Despite surface similarities, biologics process development and manufacturing sciences are two very different disciplines. They require different sets of skills, draw from varied areas of expertise, and have distinct goals. Yet, when they work in tandem, they can accelerate the timeline for bringing a new biologics product to market.

Process development sets forth the parameters and operations by which a biologics product can be manufactured at scale. The manufacturing team then follows this process to generate the actual product.

In the past, process development and manufacturing teams have often been unnecessarily siloed from one-another, which has led to challenges in accelerating the development in biologics products. Parameters that delivered excellent results in the lab were sometimes too narrow to be reproduced at scale, while manufacturing scientists may have been unaware of options that would have yielded better results.

Today, biologics developers are looking for new ways to encourage an interchange between process development and manufacturing teams, so that the work of each one supports the other as directly as possible to streamline the entire product development process.

Innovative approaches have already yielded results in biotherapies, MAbs, vaccines, and more as developers react to accelerated demand by combining the expertise of process development and manufacturing teams in everything from the earliest stages of process development to process scale-up, manufacture and roll-out.

Biologics process development and manufacturing can help each other succeed.

How Biologics Process Development and Manufacturing Work Hand-In-Hand to Accelerate Development

The goal of process development is to define a process that yields stable quality characteristics that can be reproduced time and time again. The creation of a reliable product at scale requires processes that are not only reproducible but that can be counted on to create a product that fits within the necessary parameters every time.

In the past, this has focused on identifying processes that generate high titers with low volumetric endpoints. However, as companies begin looking at the actual results obtained by their manufacturing teams and applying them to process development, focus has shifted away from titer and toward indicators such as volumetric productivity as the optimized parameter.

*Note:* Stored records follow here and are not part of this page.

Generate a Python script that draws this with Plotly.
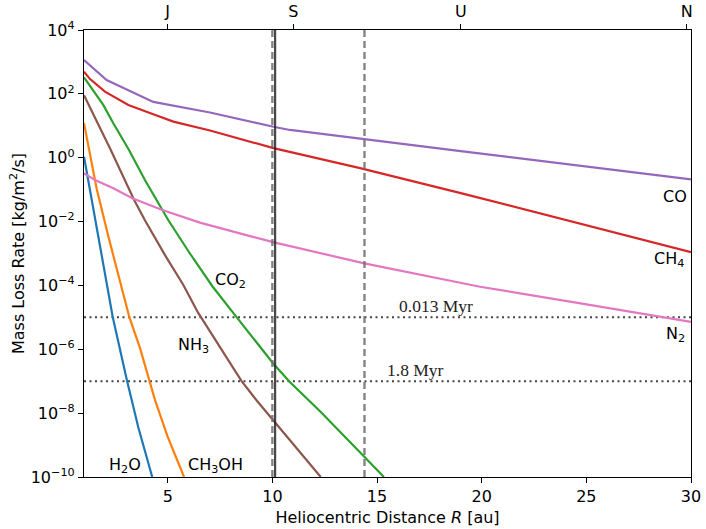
import plotly.graph_objects as go

# heliocentric distance [au] and mass loss rate [kg/m^2/s]
h2o_r = [1.0, 1.3, 1.64, 2.0, 2.37, 3.05, 3.6, 4.26]
h2o_q = [1.07, 0.08, 4.3e-3, 2.4e-4, 1.05e-5, 1.07e-7, 3.5e-9, 1.0e-10]

ch3oh_r = [1.0, 1.24, 1.6, 2.16, 2.91, 3.16, 3.68, 4.12, 4.39, 5.0, 5.78]
ch3oh_q = [12.0, 1.74, 0.11, 3.5e-3, 4.0e-5, 1.05e-5, 1.07e-6, 1.05e-7, 2.6e-8, 1.8e-9, 1.0e-10]

nh3_r = [1.0, 2.28, 3.39, 3.91, 4.87, 5.74, 6.45, 7.6, 8.53, 9.25, 10.1, 11.2, 12.31]
nh3_q = [91.0, 1.74, 0.048, 0.011, 8.9e-4, 1.05e-4, 1.4e-5, 8.9e-7, 1.0e-7, 2.5e-8, 5.4e-9,
         8.0e-10, 1.0e-10]

co2_r = [1.0, 1.92, 2.4, 3.15, 3.91, 4.74, 5.03, 6.06, 6.73, 7.15, 8.3, 9.2, 10.04, 10.81,
         12.3, 14.38, 15.33]
co2_q = [330.0, 45.0, 12.0, 1.74, 0.2, 0.023, 0.011, 1.0e-3, 2.4e-4, 9.1e-5, 1.0e-5, 1.8e-6,
         3.6e-7, 9.8e-8, 1.1e-8, 4.4e-10, 1.0e-10]

ch4_r = [1.0, 1.29, 2.0, 3.12, 4.31, 5.27, 7.02, 10.05, 14.19, 19.0, 30.0]
ch4_q = [490.0, 290.0, 117.0, 45.0, 23.0, 13.5, 7.1, 2.0, 0.47, 0.078, 1.1e-3]

co_r = [1.0, 2.08, 4.31, 7.02, 10.05, 10.84, 19.0, 30.0]
co_q = [1150.0, 270.0, 56.0, 26.0, 9.3, 7.4, 1.6, 0.21]

n2_r = [1.0, 1.53, 2.4, 3.31, 4.74, 6.54, 8.93, 10.13, 14.39, 19.92, 24.94, 30.0]
n2_q = [0.32, 0.2, 0.11, 0.054, 0.023, 9.3e-3, 3.5e-3, 2.2e-3, 4.9e-4, 9.1e-5, 2.6e-5, 7.2e-6]

species = ["H<sub>2</sub>O", "CH<sub>3</sub>OH", "NH<sub>3</sub>", "CO<sub>2</sub>",
           "CH<sub>4</sub>", "CO", "N<sub>2</sub>"]
colors = ["#1f77b4", "#ff7f0e", "#8c564b", "#2ca02c", "#d62728", "#9467bd", "#e377c2"]
curves = [(h2o_r, h2o_q), (ch3oh_r, ch3oh_q), (nh3_r, nh3_q), (co2_r, co2_q),
          (ch4_r, ch4_q), (co_r, co_q), (n2_r, n2_q)]

# label positions (R, log10 rate)
label_r = [2.94, 7.29, 6.22, 8.01, 28.97, 29.24, 29.28]
label_logq = [-9.65, -9.65, -5.87, -3.86, -3.20, -1.23, -5.55]

# reference levels and their timescales
ref_q = [1e-5, 1e-7]
ref_text = ["0.013 Myr", "1.8 Myr"]
ref_text_r = [17.8, 16.86]
ref_text_logq = [-4.64, -6.66]

# vertical markers
dashed_r = [10.0, 14.4]
solid_r = [10.13]

planet_r = [5.0, 11.0, 19.0, 29.8]
planet_names = ["J", "S", "U", "N"]

ytick_vals = [1e4, 1e2, 1e0, 1e-2, 1e-4, 1e-6, 1e-8, 1e-10]
ytick_text = ["10<sup>4</sup>", "10<sup>2</sup>", "10<sup>0</sup>", "10<sup>\u22122</sup>",
              "10<sup>\u22124</sup>", "10<sup>\u22126</sup>", "10<sup>\u22128</sup>",
              "10<sup>\u221210</sup>"]

FONT = "DejaVu Sans, sans-serif"

fig = go.Figure()

for q in ref_q:
    fig.add_trace(go.Scatter(x=[1, 30], y=[q, q], mode="lines",
                             line=dict(color="#444444", width=2, dash="2px,3.5px"),
                             hoverinfo="skip"))

for (r, q), c in zip(curves, colors):
    fig.add_trace(go.Scatter(x=r, y=q, mode="lines", line=dict(color=c, width=2.2)))

# invisible trace so the top axis is drawn
fig.add_trace(go.Scatter(x=[1, 30], y=[1, 1], xaxis="x2", mode="lines",
                         line=dict(width=0), hoverinfo="skip"))

shapes = []
for r in dashed_r:
    shapes.append(dict(type="line", xref="x", yref="paper", x0=r, x1=r, y0=0, y1=1,
                       line=dict(color="rgba(110,110,110,0.85)", width=2.4, dash="7px,4px")))
for r in solid_r:
    shapes.append(dict(type="line", xref="x", yref="paper", x0=r, x1=r, y0=0, y1=1,
                       line=dict(color="rgba(40,40,40,0.85)", width=2.2)))

annotations = []
for t, r, lq in zip(species, label_r, label_logq):
    annotations.append(dict(x=r, y=lq, xref="x", yref="y", text=t, showarrow=False,
                            font=dict(size=16, color="black", family=FONT)))
for t, r, lq in zip(ref_text, ref_text_r, ref_text_logq):
    annotations.append(dict(x=r, y=lq, xref="x", yref="y", text=t, showarrow=False,
                            font=dict(size=17.5, color="#222222",
                                      family="Liberation Serif, Times New Roman, serif")))

fig.update_layout(
    width=706, height=529,
    paper_bgcolor="white", plot_bgcolor="white",
    showlegend=False,
    margin=dict(l=84, r=15, t=30, b=52),
    font=dict(family=FONT, size=16, color="black"),
    xaxis=dict(range=[1, 30], tickvals=[5, 10, 15, 20, 25, 30], automargin=False,
               ticks="outside", ticklen=5, tickwidth=1.2, tickcolor="black",
               showline=True, linecolor="black", linewidth=1.3, mirror=True,
               showgrid=False, zeroline=False,
               title=dict(text="Heliocentric Distance <i>R</i> [au]", standoff=6,
                          font=dict(size=16))),
    xaxis2=dict(range=[1, 30], overlaying="x", side="top", anchor="y", automargin=False,
                tickvals=planet_r, ticktext=planet_names,
                ticks="outside", ticklen=5, tickwidth=1.2, tickcolor="black",
                showline=True, linecolor="black", linewidth=1.3,
                showgrid=False, zeroline=False),
    yaxis=dict(type="log", range=[-10, 4], tickvals=ytick_vals, ticktext=ytick_text,
               automargin=False,
               ticks="outside", ticklen=5, tickwidth=1.2, tickcolor="black",
               showline=True, linecolor="black", linewidth=1.3, mirror=True,
               showgrid=False, zeroline=False,
               title=dict(text="Mass Loss Rate [kg/m<sup>2</sup>/s]", standoff=2,
                          font=dict(size=16))),
    shapes=shapes,
    annotations=annotations,
)

# drop the default page margin so the figure sits at the window corner
fig.write_html("out.html", config={"displayModeBar": False},
               post_script="document.body.style.margin='0px';")
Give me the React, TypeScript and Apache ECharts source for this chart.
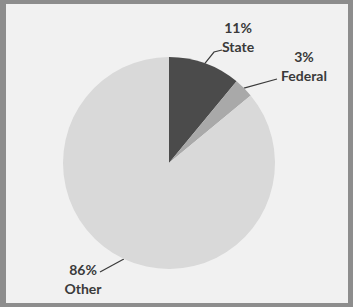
import React, { useEffect, useRef } from "react";
import * as echarts from "echarts";

const categories = ["State", "Federal", "Other"];
const values = [11, 3, 86];
const colors = ["#4b4b4b", "#a9a9a9", "#d9d9d9"];

// label anchor positions (text block centers) and line bends, per slice
const labelCenters = [
  [238, 37],
  [304, 66],
  [83, 279],
];
const lineBends = [
  [[214, 52], [222, 50]],
  [[277, 79]],
  [[100, 272]],
];

export default function App() {
  const ref = useRef<HTMLDivElement>(null);
  useEffect(() => {
    document.body.style.margin = "0";
    const chart = echarts.init(ref.current!, null, { renderer: "svg" });
    chart.setOption({
      animation: false,
      backgroundColor: "#8d8d8d",
      graphic: [
        {
          type: "rect",
          z: -10,
          shape: { x: 6, y: 4, width: 342, height: 299 },
          style: { fill: "#f1f1f1" },
          silent: true,
        },
      ],
      series: [
        {
          type: "pie",
          center: [169, 163],
          radius: 106,
          startAngle: 90,
          clockwise: true,
          data: categories.map((c, i) => ({
            name: c,
            value: values[i],
            itemStyle: { color: colors[i] },
          })),
          label: {
            show: true,
            formatter: "{c}%\n{b}",
            fontFamily: "Lato",
            fontWeight: "bold",
            fontSize: 14,
            lineHeight: 19,
            color: "#3a3a3a",
            align: "center",
          },
          labelLine: {
            show: true,
            lineStyle: { color: "#3a3a3a", width: 1.2 },
          },
          labelLayout: (params: any) => {
            const i = params.dataIndex;
            const first = params.labelLinePoints ? params.labelLinePoints[0] : null;
            const pts = first ? [first, ...lineBends[i]] : undefined;
            return {
              x: labelCenters[i][0],
              y: labelCenters[i][1],
              align: "center",
              verticalAlign: "middle",
              labelLinePoints: pts,
            };
          },
        },
      ],
    });
    return () => chart.dispose();
  }, []);
  return <div ref={ref} style={{ width: 353, height: 307 }} />;
}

As a key performance indicator, volumetric productivity measures how much of the desired product is created by volume. However, even that isn’t a complete measure for product manufacturing, since factors like the size of a bioreactor or the amount of up time in a manufacturing facility can affect productivity, as well.

Since manufacturing is focused on actually producing the product according to the specifications set forth by process development, communication and collaboration between the two can help to ensure that everything works as efficiently as possible, not merely in the lab but also at scale.

While a shift from titers to volumetric productivity as a key performance indicator is one example of the realities of manufacturing affecting process development, there are plenty of others.

What works in the lab may not always work at scale.

How Biologics Process Development and Manufacturing Work Hand-In-Hand to Accelerate Development

Because process development happens at a small scale but creates processes that are going to be used at a large scale, there is often a big difference between what works in the process development lab and what works on the actual manufacturing floor.

One of the jobs of biologics process development is to identify specification limits such as USL and LSL that are narrow enough to produce the correct product while still being wide enough to be used in different facilities at different scales of production.

While volumetric productivity is an important consideration, simply choosing the ranges that deliver the highest culture productivity by volume in the lab doesn’t always work when it’s rolled out to scale.

Even if a process yields a 100 percent increase in productivity during process development, if the parameters are too narrow, manufacturing may only be able to stay within them about half the time. In this way, even massive gains in productivity can be erased if the results can’t be reliably reproduced at scale.

By empowering process development and manufacturing teams to share expertise and experiences and to adapt based on feedback from one-another, biologics developers can reduce these kinds of unfortunate setbacks and ensure processes that operate efficiently at every stage.

Biologics process developers can set wider limits for greater process capability with feedback from manufacturing.

Developing biologics and biosimilars is a complex process filled with variables that aren’t always predictable in advance. What worked in the lab with only a few liters of product may produce unexpected results when expanded to a manufacturing facility that deals in kiloliters.

Meanwhile, the realities of manufacturing can yield insights that might have been missed by process development teams. These can then be put into place to make process parameters that are more conducive to the creation of product at scale.

Process limits that are too narrowly defined can lead to the rejection of expensive batches of material that would have actually been fine for use had parameters been defined less rigidly. For some process development teams, this has meant experimenting with things like excursions outside operating limits to see what impact the excursion had on product quality. If the impact wasn’t as high as originally imagined, perhaps parameters could be adjusted to better facilitate the realities of manufacturing in large quantities.

By working together, process developers and manufacturing scientists can identify the “sweet spot” that will produce the largest amount of viable product in the shortest time, which is ultimately a win for everybody.